From a friend that worked there - Fund has good returns. Smart people. Unpleasant culture. A sweatshop with almost no growth opportunity for individuals unless hired as a senior product specialist (trader) - even then, success is not so clear. Highly experienced and intelligent people still relegated to doing grunt work that a first or second year person should be working on with no long or short term upside regardless of fund or personal performance. May be good for a junior person to learn a lot, but they should take that experience and get a better role elsewhere after two years that pays more for doing less work.

 
Best Response

I work at Element and I think Econometric’s description is inaccurate. I started as a junior tech analyst at Element 7 years ago with no sell side experience and am now a senior member of the portfolio team. I have another colleague in a similar boat who also worked his way up. There are plenty of avenues of growth at the firm and there are people who have gone through the program and are currently progressing up the chain. Granted, it is a competitive place and not everyone will make it to the highest level, but there is still a well-defined career path/growth opportunity for those that do well regardless of prior experience. It’s just not an automatic process and requires you to prove yourself.

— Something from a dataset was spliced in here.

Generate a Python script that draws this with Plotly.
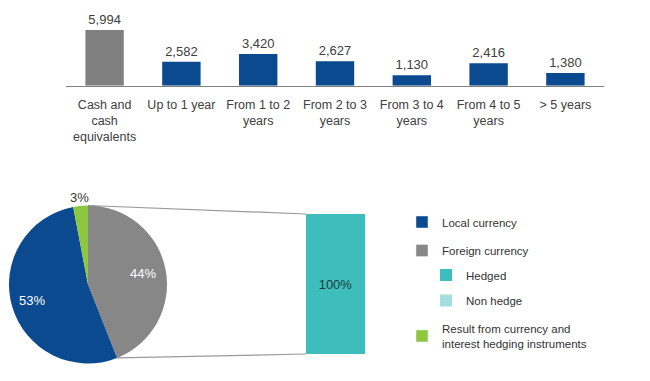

Personally I think if you want the skills you need on the buy side it’s better to go direct. With Volker etc., the sell side doesn’t take any risk anymore, so as it’s harder to gain relevant experience on the sell side than it was before. Plus on the sell side while you may rotate initially you specialize early and gain a reasonably narrow skillset which can be dangerous if your product area of focus has a cold streak. Also, you don’t get to make an informed decision about which asset class you want to focus on. In contrast the breadth of exposure you get at Element is very valuable and I think quite rare for the buyside or the sell side. For example, in my time here I have experienced analyzing and trading a wide variety of products in rates, FX, equities, oil, and credit which is unlikely to happen at most places. I have also been trained on a variety of valuable investment techniques including fundamental research, market structure research and complex derivatives structuring.

People do work hard, but that’s necessary to be successful in this industry and the people here are very motivated and seem to enjoy what they do. If you are looking for something cushier, a hedge fund is probably not the right path for you. Among people on the portfolio team over the years we’ve had very few choose to leave to join other firms, which is a good sign

 

As I said, a good place to get experience as you wrote. I don't think it is a great place to get paid though. The fund can absolutely crush and even a senior member of the portfolio team can earn less than 7 figures. There are much easier ways to earn 7 figures in the hedge fund industry than absolutely busting your ass for talpins, having the fund kick ass, and then come up short.

 

It is sort of correct. That is how it was for most of Element's existence. Now they have a few little PMs, but the lion's share, by far, of the risk and PnL are from the single PM. The little PMs have rarely done well. The guys who do execution also do strategy - pretty intense. A couple of them left in the middle of yet another good year over the summer due to low payouts for their hard work and real effort of making the big gun super rich.